Outro aspecto interessante é a raiva com que Flausino Torres reage às decisões do Direcção do PCP de apoio à invasão e à posição de Álvaro Cunhal, que é tratado, na tal linguagem figurada, como estrangeiro, caixeiro-viajante ou alto funcionário e com quem chega a ter uma reunião agitadíssima em Praga, que leva ao seu posterior afastamento.
No seu Diário, Flausino Torres, mantém sempre uma esperança num socialismo renovado, expurgado da prepotência dos soviéticos e dos seus satélites. Apresenta-se sempre como defensor da nova experiência iniciada pelo PC Checoslovaco e as medidas liberalizadoras por este tomadas.

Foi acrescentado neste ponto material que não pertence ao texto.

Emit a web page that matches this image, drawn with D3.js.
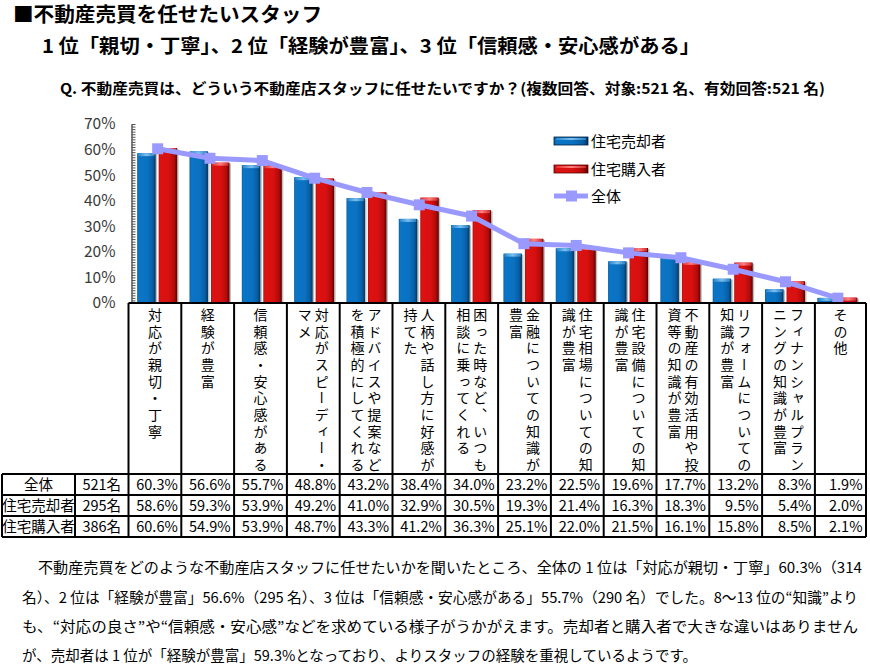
<!DOCTYPE html>
<html><head><meta charset="utf-8">
<script src="https://cdn.jsdelivr.net/npm/d3@7"></script>
<style>
html,body{margin:0;padding:0;background:#fff;}
text{font-family:"Noto Sans CJK JP","Noto Sans CJK SC",sans-serif;}
</style></head>
<body>
<svg id="chart" width="870" height="668"></svg>
<script>
const categories = [
  "対応が親切・丁寧","経験が豊富","信頼感・安心感がある","対応がスピーディー・マメ",
  "アドバイスや提案などを積極的にしてくれる","人柄や話し方に好感が持てた",
  "困った時など、いつも相談に乗ってくれる","金融についての知識が豊富",
  "住宅相場についての知識が豊富","住宅設備についての知識が豊富",
  "不動産の有効活用や投資等の知識が豊富","リフォームについての知識が豊富",
  "フィナンシャルプランニングの知識が豊富","その他"
];
const overall = [60.3,56.6,55.7,48.8,43.2,38.4,34.0,23.2,22.5,19.6,17.7,13.2,8.3,1.9];
const sellers = [58.6,59.3,53.9,49.2,41.0,32.9,30.5,19.3,21.4,16.3,18.3,9.5,5.4,2.0];
const buyers  = [60.6,54.9,53.9,48.7,43.3,41.2,36.3,25.1,22.0,21.5,16.1,15.8,8.5,2.1];
const seriesNames = ["住宅売却者","住宅購入者","全体"];
const rowLabels = ["全体","住宅売却者","住宅購入者"];
const rowCounts = ["521名","295名","386名"];
const yTicks = [0,10,20,30,40,50,60,70];
const titleLines = ["■不動産売買を任せたいスタッフ","1 位「親切・丁寧」、2 位「経験が豊富」、3 位「信頼感・安心感がある」"];
const question = "Q.  不動産売買は、どういう不動産店スタッフに任せたいですか？(複数回答、対象:521 名、有効回答:521 名)";
const paragraph = [
  "不動産売買をどのような不動産店スタッフに任せたいかを聞いたところ、全体の 1 位は「対応が親切・丁寧」60.3%（314",
  "名）、2 位は「経験が豊富」56.6%（295 名）、3 位は「信頼感・安心感がある」55.7%（290 名）でした。8～13 位の“知識”より",
  "も、“対応の良さ”や“信頼感・安心感”などを求めている様子がうかがえます。売却者と購入者で大きな違いはありません",
  "が、売却者は 1 位が「経験が豊富」59.3%となっており、よりスタッフの経験を重視しているようです。"
];

const svg = d3.select("#chart");
const defs = svg.append("defs");
function grad(id, stops){
  const g = defs.append("linearGradient").attr("id",id).attr("x1","0").attr("x2","1").attr("y1","0").attr("y2","0");
  stops.forEach(s=>g.append("stop").attr("offset",s[0]).attr("stop-color",s[1]));
}
grad("gBlue",[[0,"#0a5fa3"],[0.08,"#0b74c4"],[0.55,"#0b72c2"],[0.85,"#075da3"],[1,"#02345e"]]);
grad("gRed",[[0,"#b50c0c"],[0.08,"#dc1212"],[0.55,"#d81010"],[0.85,"#b00a0a"],[1,"#5a0000"]]);
grad("gBlueCap",[[0,"#2a86cc"],[0.5,"#7cc0f0"],[1,"#2a7ec0"]]);
grad("gRedCap",[[0,"#e23030"],[0.5,"#ff8080"],[1,"#d02a2a"]]);

// titles
svg.append("text").attr("x",13).attr("y",22).attr("font-size",20).attr("font-weight","bold")
  .attr("textLength",309).attr("lengthAdjust","spacingAndGlyphs").text(titleLines[0]);
svg.append("text").attr("x",42).attr("y",53).attr("font-size",19).attr("font-weight","bold")
  .attr("textLength",658).attr("lengthAdjust","spacingAndGlyphs").text(titleLines[1]);
svg.append("text").attr("x",60).attr("y",94).attr("font-size",14.5).attr("font-weight","bold")
  .attr("textLength",765).attr("lengthAdjust","spacingAndGlyphs").text(question);

// scales
const y = d3.scaleLinear().domain([0,70]).range([303,124]);
const x = d3.scaleBand().domain(d3.range(categories.length)).range([131.5,864]);
const cx = i => x(i) + x.bandwidth()/2;
const tableCols = d3.scaleLinear().domain([0,13]).range([128.5,814.9]);
const colEdge = i => i >= categories.length ? 866 : tableCols(i);

// axis
const gMinor = svg.append("g").attr("transform","translate(131.5,0)")
  .call(d3.axisRight(y).tickValues(d3.range(0,71,1)).tickSize(4).tickSizeOuter(0).tickFormat(""));
gMinor.selectAll("line").attr("stroke","#555");
gMinor.select(".domain").attr("stroke","#444").attr("stroke-width",1.3);
const gMajor = svg.append("g").attr("transform","translate(131.5,0)")
  .call(d3.axisLeft(y).tickValues(yTicks).tickSize(0).tickPadding(16).tickFormat(d=>d+"%"));
gMajor.select(".domain").remove();
gMajor.selectAll("text").attr("font-family","'Liberation Sans',Arial,sans-serif").attr("font-size",15.5).attr("fill","#3a3a3a");

// bars
function drawBars(vals, x0, x1, fill, cap){
  const g = svg.append("g");
  vals.forEach((v,i)=>{
    const c = cx(i);
    const left = c + x0, w = x1 - x0;
    g.append("rect").attr("x",left+1.5).attr("y",y(v)+1).attr("width",w).attr("height",y(0)-y(v)-1).attr("fill","#000").attr("opacity",0.25);
    g.append("rect").attr("x",left).attr("y",y(v)).attr("width",w).attr("height",y(0)-y(v)).attr("fill",`url(#${fill})`);
    g.append("rect").attr("x",left+1).attr("y",y(v)).attr("width",w-2).attr("height",Math.min(3,y(0)-y(v))).attr("fill",`url(#${cap})`);
  });
}
drawBars(sellers,-20.5,-2,"gBlue","gBlueCap");
drawBars(buyers,1,19.5,"gRed","gRedCap");

// overall line
const line = d3.line().x((d,i)=>cx(i)).y(d=>y(d));
svg.append("path").datum(overall).attr("d",line).attr("fill","none").attr("stroke","#9999ff").attr("stroke-width",5).attr("stroke-linejoin","round");
svg.append("g").selectAll("rect").data(overall).join("rect")
  .attr("x",(d,i)=>cx(i)-5.5).attr("y",d=>y(d)-5.5).attr("width",11).attr("height",11).attr("fill","#9999ff");

// legend
const lg = svg.append("g");
[["gBlue","gBlueCap",141],["gRed","gRedCap",169]].forEach((s,k)=>{
  lg.append("rect").attr("x",554).attr("y",s[2]-4).attr("width",34).attr("height",8).attr("fill",`url(#${s[0]})`).attr("stroke",k?"#600":"#024").attr("stroke-width",0.8);
  lg.append("rect").attr("x",556).attr("y",s[2]-3).attr("width",30).attr("height",2).attr("fill",`url(#${s[1]})`);
  lg.append("text").attr("x",591).attr("y",s[2]+5.5).attr("font-size",15).text(seriesNames[k]);
});
lg.append("line").attr("x1",554).attr("x2",588).attr("y1",196).attr("y2",196).attr("stroke","#9999ff").attr("stroke-width",5);
lg.append("rect").attr("x",566).attr("y",190.5).attr("width",11).attr("height",11).attr("fill","#9999ff");
lg.append("text").attr("x",591).attr("y",201.5).attr("font-size",15).text(seriesNames[2]);

// category header table
const tg = svg.append("g");
const hdrTop = 303, hdrBot = 474, rowH = 21;
categories.forEach((cat,i)=>{
  const l = colEdge(i), r = colEdge(i+1), c = (l+r)/2;
  const chunks = [];
  for(let k=0;k<cat.length;k+=10) chunks.push(cat.slice(k,k+10));
  chunks.forEach((ch,k)=>{
    const xx = c + (chunks.length-1)/2*17 - k*17;
    tg.append("text").attr("x",xx).attr("y",307.5).attr("font-size",14)
      .style("writing-mode","vertical-rl").style("letter-spacing","2.7px").text(ch);
  });
});
// data rows
const rows = [overall, sellers, buyers];
rows.forEach((vals,r)=>{
  const yb = hdrBot + rowH*r + rowH/2 + 5;
  tg.append("text").attr("x",38.5).attr("y",yb).attr("text-anchor","middle").attr("font-size",14.5).text(rowLabels[r]);
  tg.append("text").attr("x",101.75).attr("y",yb).attr("text-anchor","middle").attr("font-size",14.5).text(rowCounts[r]);
  vals.forEach((v,i)=>{
    tg.append("text").attr("x",colEdge(i+1)-3.5).attr("y",yb).attr("text-anchor","end").attr("font-size",14.5).text(v.toFixed(1)+"%");
  });
});
// borders
const bs = {stroke:"#000","stroke-width":2};
function ln(x1,y1,x2,y2){ const e = tg.append("line").attr("x1",x1).attr("y1",y1).attr("x2",x2).attr("y2",y2); Object.entries(bs).forEach(([k,v])=>e.attr(k,v)); }
ln(128.5,hdrTop,866,hdrTop);
for(let i=0;i<=categories.length;i++) ln(colEdge(i),hdrTop,colEdge(i),hdrBot+rowH*3);
for(let r=0;r<=3;r++) ln(2,hdrBot+rowH*r,866,hdrBot+rowH*r);
ln(2,hdrBot,2,hdrBot+rowH*3);
ln(75,hdrBot,75,hdrBot+rowH*3);

// paragraph
const py = [573,603,632,661];
paragraph.forEach((t,k)=>{
  const tx = svg.append("text").attr("x",k===0?38:22).attr("y",py[k]).attr("font-size",14.5).text(t);
  if(k<3) tx.attr("textLength",k===0?824:836).attr("lengthAdjust","spacingAndGlyphs");
});
</script>
</body></html>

Nunca dá armas aos adversários, considerando que é a própria invasão que favorece o campo capitalista.
Em pequenos apartes critica a posição do PC Francês relativa ao Maio de 68 por ter saído derrotado nas eleições a seguir àquele agitado mês e ter arrastado a classe operária para uma situação sem saída. Faz também apreciações negativas sobre Fidel de Castro e a situação em Cuba, provavelmente motivadas pela posição que aquele tomou em relação à invasão, já por mim referidas em post anterior.

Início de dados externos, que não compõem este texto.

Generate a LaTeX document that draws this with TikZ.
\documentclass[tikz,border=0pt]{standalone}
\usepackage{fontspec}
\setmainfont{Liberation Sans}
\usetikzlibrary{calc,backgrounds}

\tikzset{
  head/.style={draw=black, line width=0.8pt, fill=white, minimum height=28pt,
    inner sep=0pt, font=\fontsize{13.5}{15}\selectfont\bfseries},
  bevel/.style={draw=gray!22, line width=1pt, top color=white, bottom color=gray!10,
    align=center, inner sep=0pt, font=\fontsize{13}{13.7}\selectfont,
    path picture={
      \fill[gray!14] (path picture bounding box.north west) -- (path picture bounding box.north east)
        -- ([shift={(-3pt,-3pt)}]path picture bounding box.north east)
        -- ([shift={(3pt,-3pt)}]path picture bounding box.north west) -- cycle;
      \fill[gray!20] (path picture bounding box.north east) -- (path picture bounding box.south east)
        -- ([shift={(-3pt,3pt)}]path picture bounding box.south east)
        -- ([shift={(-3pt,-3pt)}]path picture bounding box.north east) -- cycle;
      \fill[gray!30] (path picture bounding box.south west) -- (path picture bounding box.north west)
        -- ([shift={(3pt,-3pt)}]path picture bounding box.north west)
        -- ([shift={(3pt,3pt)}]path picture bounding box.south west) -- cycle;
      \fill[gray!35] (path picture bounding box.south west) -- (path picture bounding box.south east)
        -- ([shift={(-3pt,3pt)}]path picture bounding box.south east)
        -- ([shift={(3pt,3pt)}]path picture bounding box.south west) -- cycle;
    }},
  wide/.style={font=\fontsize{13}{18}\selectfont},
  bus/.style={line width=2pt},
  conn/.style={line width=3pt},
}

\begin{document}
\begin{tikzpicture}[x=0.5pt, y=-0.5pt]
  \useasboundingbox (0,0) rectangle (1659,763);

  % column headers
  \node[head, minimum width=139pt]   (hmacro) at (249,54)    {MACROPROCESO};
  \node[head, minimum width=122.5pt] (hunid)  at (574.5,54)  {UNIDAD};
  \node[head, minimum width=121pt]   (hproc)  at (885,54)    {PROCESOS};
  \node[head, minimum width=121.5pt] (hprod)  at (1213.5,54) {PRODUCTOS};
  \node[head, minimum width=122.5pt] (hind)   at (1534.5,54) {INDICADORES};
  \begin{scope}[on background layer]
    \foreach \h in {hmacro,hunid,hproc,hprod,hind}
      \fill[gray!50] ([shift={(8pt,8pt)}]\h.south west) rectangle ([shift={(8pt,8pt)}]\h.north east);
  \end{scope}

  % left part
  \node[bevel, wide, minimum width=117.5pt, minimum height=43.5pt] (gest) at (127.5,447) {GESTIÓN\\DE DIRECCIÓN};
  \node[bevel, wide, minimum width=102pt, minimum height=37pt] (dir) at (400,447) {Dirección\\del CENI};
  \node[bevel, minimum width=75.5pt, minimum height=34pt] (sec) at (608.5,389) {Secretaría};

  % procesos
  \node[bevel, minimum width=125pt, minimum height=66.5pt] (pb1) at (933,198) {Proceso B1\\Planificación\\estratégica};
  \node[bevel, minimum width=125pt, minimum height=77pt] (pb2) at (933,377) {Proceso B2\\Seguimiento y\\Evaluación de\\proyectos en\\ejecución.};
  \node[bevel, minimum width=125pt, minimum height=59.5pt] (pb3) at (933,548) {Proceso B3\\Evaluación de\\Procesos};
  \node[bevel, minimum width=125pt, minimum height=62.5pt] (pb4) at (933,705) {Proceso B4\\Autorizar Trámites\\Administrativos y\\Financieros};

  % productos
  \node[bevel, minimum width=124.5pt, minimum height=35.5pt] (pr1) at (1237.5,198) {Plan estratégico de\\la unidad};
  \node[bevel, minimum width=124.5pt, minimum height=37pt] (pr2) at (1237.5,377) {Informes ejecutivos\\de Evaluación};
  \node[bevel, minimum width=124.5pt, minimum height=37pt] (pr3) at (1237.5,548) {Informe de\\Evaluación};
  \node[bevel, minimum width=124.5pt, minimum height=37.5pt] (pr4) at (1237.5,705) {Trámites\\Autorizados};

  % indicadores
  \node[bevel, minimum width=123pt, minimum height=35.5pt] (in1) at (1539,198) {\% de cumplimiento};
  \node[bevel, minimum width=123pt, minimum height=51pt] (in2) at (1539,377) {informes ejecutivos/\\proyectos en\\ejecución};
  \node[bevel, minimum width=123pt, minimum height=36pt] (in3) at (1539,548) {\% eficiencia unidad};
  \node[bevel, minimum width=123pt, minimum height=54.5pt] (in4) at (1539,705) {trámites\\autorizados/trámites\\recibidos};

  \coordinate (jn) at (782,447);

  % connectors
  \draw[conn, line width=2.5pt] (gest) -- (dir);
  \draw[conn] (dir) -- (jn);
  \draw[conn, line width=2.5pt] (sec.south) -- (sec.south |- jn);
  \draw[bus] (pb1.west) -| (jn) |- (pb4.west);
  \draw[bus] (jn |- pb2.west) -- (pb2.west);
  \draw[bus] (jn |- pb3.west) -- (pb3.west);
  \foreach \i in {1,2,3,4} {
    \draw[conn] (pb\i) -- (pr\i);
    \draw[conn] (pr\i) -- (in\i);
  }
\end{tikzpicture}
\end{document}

Como comentário final direi que é um testemunho presencial, que não pretende ser mais do que isso, mas que nos leva a pensar como as posições na altura assumidas pelo PCP já levavam este a um beco sem saída, mas em que aqueles que se demarcaram, como o PC Italiano, o Francês e o Espanhol, não tiveram melhor sorte.

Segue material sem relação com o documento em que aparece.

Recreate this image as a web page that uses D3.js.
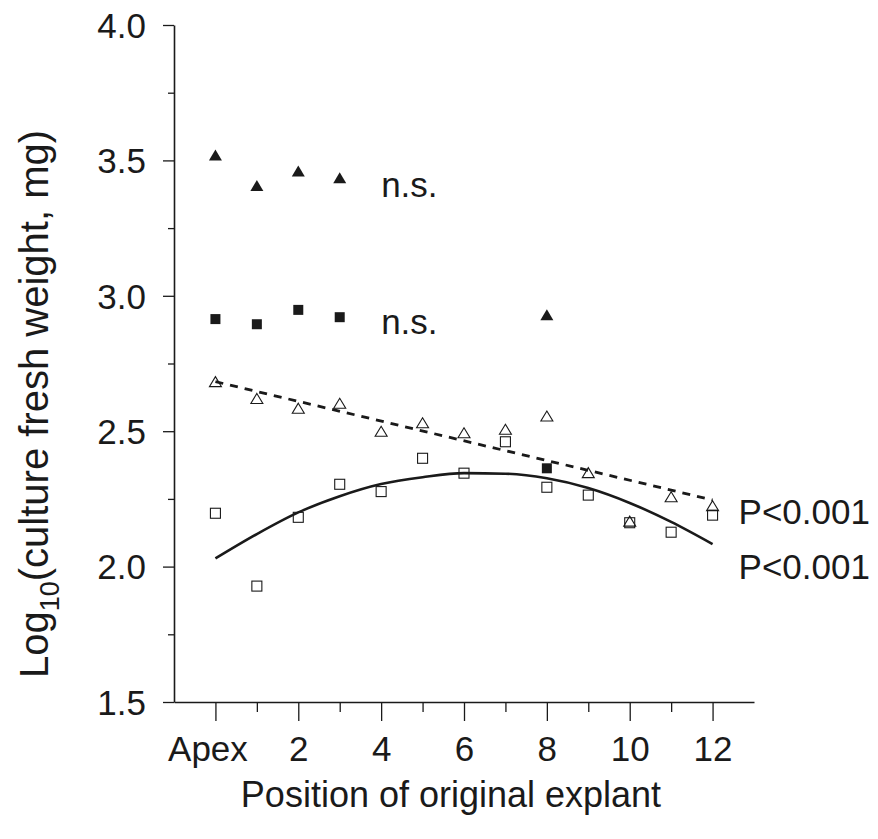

Por último, referir o Prefácio, de Fernando Rosas, em que este refere o corte geracional que Praga e o Maio de 68 representaram para um conjunto de jovens a que ele pertencia, que por essa época romperam “com o campo político e ideológico polarizado pelo PCP”. É bom ter presente que para esses jovens a experiência da Checoslováquia era o exemplo acabado do revisionismo contemporâneo e que o seu modelo, a China maoista, acabou no mais desapiedado capitalismo, que verdade seja dita eles hoje denunciam igualmente. Portanto, não erijamos mitos que a história acabou por revelar falaciosos.